» **TASK REQUIREMENTS**: Leave out the pictures and retype only the lines from the opening line to the line that holds "const legendMyanmar = '进口数量:锡矿砂及精矿:缅甸:当月值';", both ends included.

» **DATA PROVIDED**:
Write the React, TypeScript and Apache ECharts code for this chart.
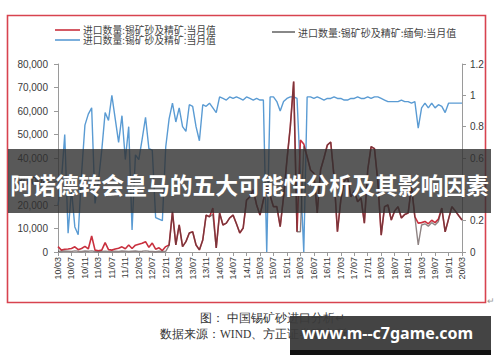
import React, { useEffect, useRef } from 'react';
import * as echarts from 'echarts';

// Monthly categories 10/03 .. 20/03
const months: string[] = [];
for (let y = 10; y <= 20; y++) {
  for (let m = 1; m <= 12; m++) {
    if ((y === 10 && m < 3) || (y === 20 && m > 3)) continue;
    months.push(`${y}/${String(m).padStart(2, '0')}`);
  }
}

const legendTotal = '进口数量:锡矿砂及精矿:当月值';
const legendRatio = '进口数量:锡矿砂及精矿:当月值';
const legendMyanmar = '进口数量:锡矿砂及精矿:缅甸:当月值';

// Red: total imports (left axis)
const totalImports = [
  2300, 800, 1200, 1300, 1500, 2200, 1000, 1500, 2400, 1300,
  6800, 800, 500, 800, 4000, 1000, 800, 1300, 1600, 2200,
  1400, 3000, 1500, 2900, 3300, 3700, 4400, 2000, 3800, 1200,
  1800, 600, 2300, 3000,
  17100, 3000, 11500, 2300, 4400, 8100, 8600, 3000, 900, 5100,
  15700, 15000, 18700, 1700, 16600, 11500, 12300, 14500, 15700,
  12000, 8100, 10200, 22100, 23500, 26400, 20000, 15700, 22100, 28000,
  24000, 19300, 19300, 10800, 23500, 39100, 53300,
  72500, 8600, 47700, 46000, 40600, 34900, 33500, 16600, 35000, 40000,
  45500, 46800, 32000, 8600, 22100, 30000, 32000, 23500, 26000, 21400,
  23000, 12300, 35000, 44800, 44000, 30000, 7200, 19300, 20000, 13600,
  17500, 19300, 14500, 16000, 16600, 27800, 15000,
  12300, 12500, 13000, 12000, 13500, 12500, 14000, 18700, 8600, 14000,
  19300, 17500, 15500, 13600,
];

// Dark: imports from Myanmar (left axis)
const myanmarImports = [
  300, 200, 400, 300, 200, 500, 300, 200, 400, 300,
  500, 200, 100, 200, 300, 200, 100, 300, 200, 400,
  300, 200, 300, 400, 200, 300, 500, 300, 200, 100,
  300, 200, 300, 2800,
  17100, 3000, 11500, 2300, 4400, 8100, 8600, 3000, 900, 5100,
  15700, 15000, 16000, 1700, 16600, 11500, 12300, 14500, 15700,
  12000, 8100, 10200, 22100, 23500, 26400, 20000, 15700, 22100, 28000,
  24000, 19300, 19300, 10800, 23500, 39100, 53300,
  72500, 8600, 8600, 45000, 40600, 34900, 33500, 16600, 35000, 40000,
  45500, 46800, 32000, 8600, 22100, 30000, 32000, 23500, 26000, 21400,
  23000, 12300, 35000, 44800, 44000, 30000, 7200, 19300, 20000, 13600,
  17500, 19300, 14500, 16000, 16600, 27800, 15000,
  3000, 11500, 12000, 11000, 12500, 11500, 13000, 18700, 8600, 14000,
  19300, 17500, 15500, 13600,
];

// Blue: share (right axis)
const shareRatio = [
  0.30, 0.45, 0.75, 0.12, 0.40, 0.16, 0.11, 0.50, 0.81, 0.88,
  0.92, 0.31, 0.45, 0.65, 0.89, 0.84, 1.00, 0.85, 0.70, 0.87,
  0.59, 0.80, 0.14, 0.62, 0.59, 0.72, 0.86, 0.66, 0.65, 0.22,
  0.21, 0.20, 0.67, 0.85, 0.95, 0.83, 0.92, 0.80, 0.77, 0.94,
  0.93, 0.80, 0.71, 0.94, 0.93, 0.95, 0.92, 0.89, 0.99,
  0.98, 0.97, 0.99, 0.98, 0.99, 0.98, 0.97, 0.99, 0.98, 0.97, 0.98, 0.97, 0.97,
  0,
  0.99, 0.99, 0.96, 0.90, 0.96, 0.98, 0.99, 0.99, 0.98, 0.50, 0, 0.99,
  0.99, 0.98, 0.99, 0.98, 0.97, 0.98, 0.98, 0.99, 0.98, 0.98,
  0.97, 0.97, 0.98, 0.98, 0.99, 0.98, 0.98, 0.99, 0.98, 0.99,
  0.99, 0.98, 0.97, 0.96, 0.96, 0.96, 0.96, 0.97, 0.96, 0.96,
  0.95, 0.96,
  0.79, 0.92, 0.95, 0.92, 0.95, 0.92, 0.94, 0.93, 0.89, 0.95,
  0.95, 0.95, 0.95, 0.95,
];

const bannerTitle = '阿诺德转会皇马的五大可能性分析及其影响因素';
const captionTitle = '图： 中国锡矿砂进口分析↵';
const captionSource = '数据来源：WIND、方正证券研究所';
const watermark = 'www.m--c7game.com';

const RED = '#c9303e';
const BLUE = '#5a9bd3';
const DARK = '#4a3838';

export default function App() {
  const ref = useRef<HTMLDivElement>(null);
  useEffect(() => {
    if (!ref.current) return;
    const chart = echarts.init(ref.current, undefined, { renderer: 'svg' });
    const axisFont = { fontSize: 10, color: '#3a3a3a', fontFamily: 'Liberation Sans, Arial, sans-serif' };
    chart.setOption({
      animation: false,
      backgroundColor: '#ffffff',
      grid: { left: 58, right: 38, top: 64, bottom: 110 },
      xAxis: {
        type: 'category',
        data: months,
        boundaryGap: false,
        axisLine: { lineStyle: { color: '#9a9a9a', width: 1 } },
        axisTick: { show: true, interval: 3, length: 4, lineStyle: { color: '#9a9a9a' } },
        axisLabel: { ...axisFont, fontSize: 9, interval: 3, rotate: 90, margin: 5 },
        splitLine: { show: false },
      },
      yAxis: [
        {
          type: 'value',
          min: 0,
          max: 80000,
          interval: 10000,
          axisLine: { show: true, lineStyle: { color: '#9a9a9a' } },
          axisTick: { show: true, length: 4, lineStyle: { color: '#9a9a9a' } },
          axisLabel: {
            ...axisFont,
            margin: 10,
            formatter: (v: number) => v.toLocaleString('en-US'),
          },
          splitLine: { show: false },
        },
        {
          type: 'value',
          min: 0,
          max: 1.2,
          interval: 0.2,
          position: 'right',
          axisLine: { show: true, lineStyle: { color: '#9a9a9a' } },
          axisTick: { show: true, length: 4, lineStyle: { color: '#9a9a9a' } },
          axisLabel: {
            ...axisFont,
            margin: 8,
            formatter: (v: number) => String(Math.round(v * 10) / 10),
          },
          splitLine: { show: false },
        },
      ],
      series: [
        {
          name: legendRatio,
          type: 'line',
          yAxisIndex: 1,
          data: shareRatio,
          symbol: 'none',
          lineStyle: { color: BLUE, width: 1.4 },
          itemStyle: { color: BLUE },
          z: 2,
        },
        {
          name: legendTotal,
          type: 'line',
          data: totalImports,
          symbol: 'none',
          lineStyle: { color: RED, width: 1.6 },
          itemStyle: { color: RED },
          z: 3,
        },
        {
          name: legendMyanmar,
          type: 'line',
          data: myanmarImports,
          symbol: 'none',
          lineStyle: { color: DARK, width: 1.4, opacity: 0.62 },
          itemStyle: { color: DARK },
          z: 4,
        },
      ],
      graphic: [
        // border frame
        {
          type: 'rect',
          z: 50,
          shape: { x: 7.5, y: 15.5, width: 478, height: 287 },
          style: { fill: 'none', stroke: '#d8434f', lineWidth: 1.6 },
        },
        { type: 'text', z: 50, x: 487, y: 296, style: { text: '↵', fill: '#999', font: '9px sans-serif' } },
        // legend
        { type: 'line', z: 50, shape: { x1: 55, y1: 30, x2: 80, y2: 30 }, style: { stroke: RED, lineWidth: 1.6 } },
        {
          type: 'text', z: 50, x: 83, y: 29.5,
          style: { text: legendTotal, fill: '#444', font: '9.8px "Noto Sans CJK SC", sans-serif', textVerticalAlign: 'middle' },
        },
        { type: 'line', z: 50, shape: { x1: 55, y1: 40, x2: 80, y2: 40 }, style: { stroke: BLUE, lineWidth: 1.6 } },
        {
          type: 'text', z: 50, x: 83, y: 40,
          style: { text: legendRatio, fill: '#444', font: '9.8px "Noto Sans CJK SC", sans-serif', textVerticalAlign: 'middle' },
        },
        { type: 'line', z: 50, shape: { x1: 272, y1: 32, x2: 295, y2: 32 }, style: { stroke: '#555', lineWidth: 1.4 } },
        {
          type: 'text', z: 50, x: 298, y: 32,
          style: { text: legendMyanmar, fill: '#444', font: '10px "Noto Sans CJK SC", sans-serif', textVerticalAlign: 'middle' },
        },
        // caption
        {
          type: 'text', z: 50, x: 200, y: 318,
          style: { text: captionTitle, fill: '#333', font: '11.5px serif', textVerticalAlign: 'middle' },
        },
        {
          type: 'text', z: 50, x: 160, y: 334,
          style: { text: captionSource, fill: '#333', font: '11.5px serif', textVerticalAlign: 'middle' },
        },
        // banner
        {
          type: 'rect', z: 100,
          shape: { x: 8, y: 149, width: 483, height: 64 },
          style: { fill: 'rgba(48,48,48,0.8)' },
        },
        {
          type: 'text', z: 101, x: 249.5, y: 184,
          style: {
            text: bannerTitle, fill: '#ffffff',
            font: 'bold 22.8px "Noto Sans CJK SC", sans-serif',
            textAlign: 'center', textVerticalAlign: 'middle',
          },
        },
        // watermark
        {
          type: 'rect', z: 100,
          shape: { x: 290, y: 316, width: 201, height: 39 },
          style: { fill: 'rgba(58,58,58,0.95)' },
        },
        {
          type: 'rect', z: 100,
          shape: { x: 290, y: 350, width: 201, height: 5 },
          style: { fill: '#111' },
        },
        {
          type: 'text', z: 101, x: 387.5, y: 333,
          style: {
            text: watermark, fill: '#ffffff',
            font: 'bold 16px "Noto Sans", "DejaVu Sans", sans-serif',
            textAlign: 'center', textVerticalAlign: 'middle',
          },
        },
      ],
    });
    return () => chart.dispose();
  }, []);
  return (
    <div
      ref={ref}
      style={{ position: 'absolute', left: 0, top: 0, width: 500, height: 362 }}
    />
  );
}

» **ANSWER TO THE EXERCISE**:
Write the React, TypeScript and Apache ECharts code for this chart.
import React, { useEffect, useRef } from 'react';
import * as echarts from 'echarts';

// Monthly categories 10/03 .. 20/03
const months: string[] = [];
for (let y = 10; y <= 20; y++) {
  for (let m = 1; m <= 12; m++) {
    if ((y === 10 && m < 3) || (y === 20 && m > 3)) continue;
    months.push(`${y}/${String(m).padStart(2, '0')}`);
  }
}

const legendTotal = '进口数量:锡矿砂及精矿:当月值';
const legendRatio = '进口数量:锡矿砂及精矿:当月值';
const legendMyanmar = '进口数量:锡矿砂及精矿:缅甸:当月值';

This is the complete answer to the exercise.